Regulators shift to broad principles
CSA proposes more general disclosure
Barbara Shecter, Financial Post
Monday, December 22, 2008
Regulators are proposing the latest method of ensuring good corporate governance at Canadian companies with an emphasis on broad principles rather than the prescriptive rules and minimum requirements now in place.
Instead of ticking off a number of boxes to show they are complying with rules on director independence and other governance matters, the Canadian Securities Administrators are proposing nine broad corporate-governance principles and more general disclosure that will apply to all publicly traded companies.
Among them, companies are advised to create a framework for oversight and accountability, and to structure a board that will add value to the company with directors who will contribute to its effectiveness.

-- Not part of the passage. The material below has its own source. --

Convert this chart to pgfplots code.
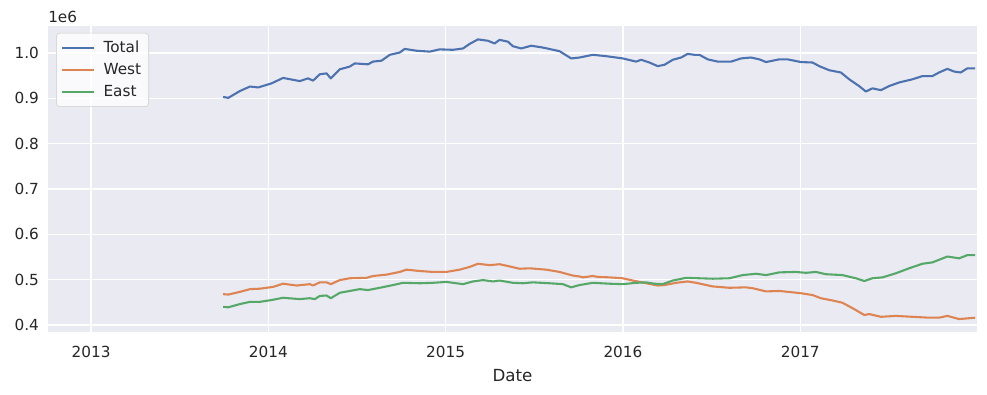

The broad directives are also intended to promote integrity and recognize and manage risk.
The proposals, which will be debated over the next four months during a comment period, were developed after a broad review that began in September, 2007.
Some industry observers said the proposals are timely and appear to be responsive to criticism from business leaders who found the regulatory response to past scandals such as the collapse of Enron Corp. too costly and ineffective.
Others questioned the effectiveness of what they see as "generic" principles.
"We welcome the apparent move away from the one-size-fits-all approach to governance," said Edward Johnson, senior vice-president of Power Financial Corp.
During a speech in Toronto in June, Jeff Orr, the chief executive of Power Financial, said, "The haste with which many of the resulting measures were developed following the scandals meant that they were not all well thought through."
He referred to the enormous cost of complying with Sarbanes-Oxley legislation in the United States and equivalent requirements in Canada that "left many in management and on boards feeling that a lot of time and energy is being spent making sure the boxes are ticked, rather than focusing on the underlying well-being of the business."
Mr. Orr also warned of consequences such as Canadian companies turning away from public markets and migrating to private equity if governance guidelines continued to put companies with controlling shareholders such as Power Corp. offside if representatives of those shareholders were on certain boards and committees.
The governance standards proposed yesterday appear to address that issue by suggesting the current "prescriptive" approach to independence on audit committees be replaced by "guidance regarding the types of relationships that could affect a director's independence."
Ed Waitzer, a partner at law firm Stikeman Elliott and a former chairman of the Ontario Securities Commission, called the proposals "timely" in light of the recent market turmoil.
The proposed shift from minimum standards to broad principles "acknowledges the myth of precision that has prevailed in regulation around governance [and] accountability," he said. "As has become obvious of late, ultimately governance isn't about rules, reporting or compliance, but, rather, involves thinking more deeply about what motivates good behaviour and informed judgment."
Mr. Waitzer said Canada is following the trend toward principles-based regulation championed by the Financial Services Authority (FSA) in the United Kingdom.
Stephen Griggs, executive director of the Canadian Coalition for Good Governance, which represents some of the country's biggest money managers, said principles-based regulation is a good way to provide flexibility for companies. However, he added, "in this case, the principles [proposed by the CSA] are so broad that it is difficult to see how any of this is more than a restatement of the basic legal and practical duties of the board."
He said the proposals leave key governance requirements "up to the board to decide if they want to adopt them and how they are to be applied. Overall, Mr. Griggs said, "these proposals will not lead to an improvement in shareholder democracy -- the status quo of entrenched boards will be continued."
The Canadian Securities Administrators, the umbrella group for the country's 13 provincial and territorial regulators, acknowledged that while the Alberta Securities Commission is among the supporters of the proposals unveiled yesterday, there is concern the costs of adjusting to the new regime could outweigh the potential benefits.